The decisions and risk we take for our children. A cancer-stricken Oklahoma mom shared only a few precious moments with her newborn daughter after she made a decision to refuse chemotherapy and trade her life to save the baby. This woman literally gave her life for her child. Hit the jump to read the rest of the story.
@WiL

Stacie Crimm, 41, died from cancer in her head and neck last month – just three days after cradling her newborn for the first and only time, and staring deep into her dark blue eyes.

Now 2-month-old Dottie Mae is finally home from the hospital – and capturing hearts with her amazing story of sacrifice and survival.

She was on the front page of the Daily Oklahoman newspaper over the weekend, and her new guardian, Crimm’s married brother Ray Phillips, is set to appear on NBC’s Today show this week, a co-worker said.

“Sister would be so proud,” Phillips, 40, wrote on his Facebook page of all the attention the little girl has gotten. “Now Dottie will have something to show how wonderful her Mother really was. I am amazed.”

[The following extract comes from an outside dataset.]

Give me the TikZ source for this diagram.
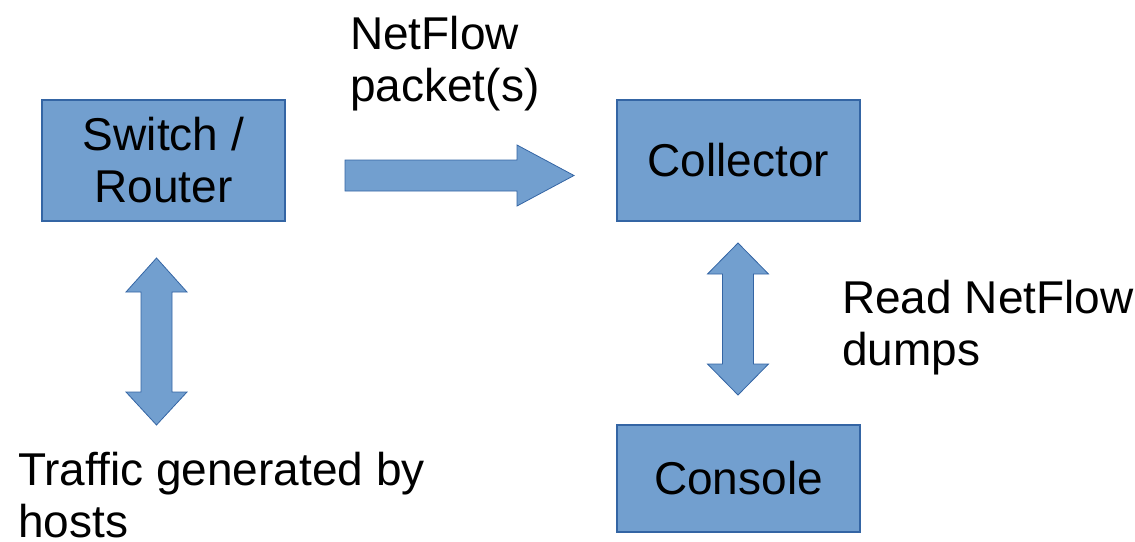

It was last March that Crimm bubbled over with joy when she announced the pregnancy that she didn’t think was even possible.

“You’re not going to believe this,” she told her brother, according to The Oklahoman.

Crimm said she took five pregnancy tests to confirm the good news because doctors said she’d never be able to conceive, Phillips recalled.

But elation quickly turned to worry as Crimm began suffering severe headaches, double vision and tremors that wracked her entire body, The Oklahoman reported.

“I hope I live long enough to have this baby,” she said in a message to her brother. “If anything happens to me, you take this child.”

In July, medical tests revealed the awful truth: she had cancer.

Phillips said his sister agonized only briefly over whether to undergo chemotherapy, a course of treatment that could have saved her life, but would have also risked the health of her unborn child.

Crimm prepared as much as she could before collapsing at home on Aug. 16, five months into her pregnancy. She was rushed to Oklahoma University Medical Center in Oklahoma City and delivered the 2-pound, 1-ounce baby via an emergency C-section two days later.

Crimm barely survived the operation.

“Sister was dying right there. She was gasping,” Phillips told the Oklahoman, noting how she fought through it. “The human body fights death.”

But Dottie was so undersized that she had to be placed in intensive care apart from her mother. And the terrible reality for Crimm was that after resigning herself to certain death to save her baby, both mother and daughter were too weak to be moved to see one another.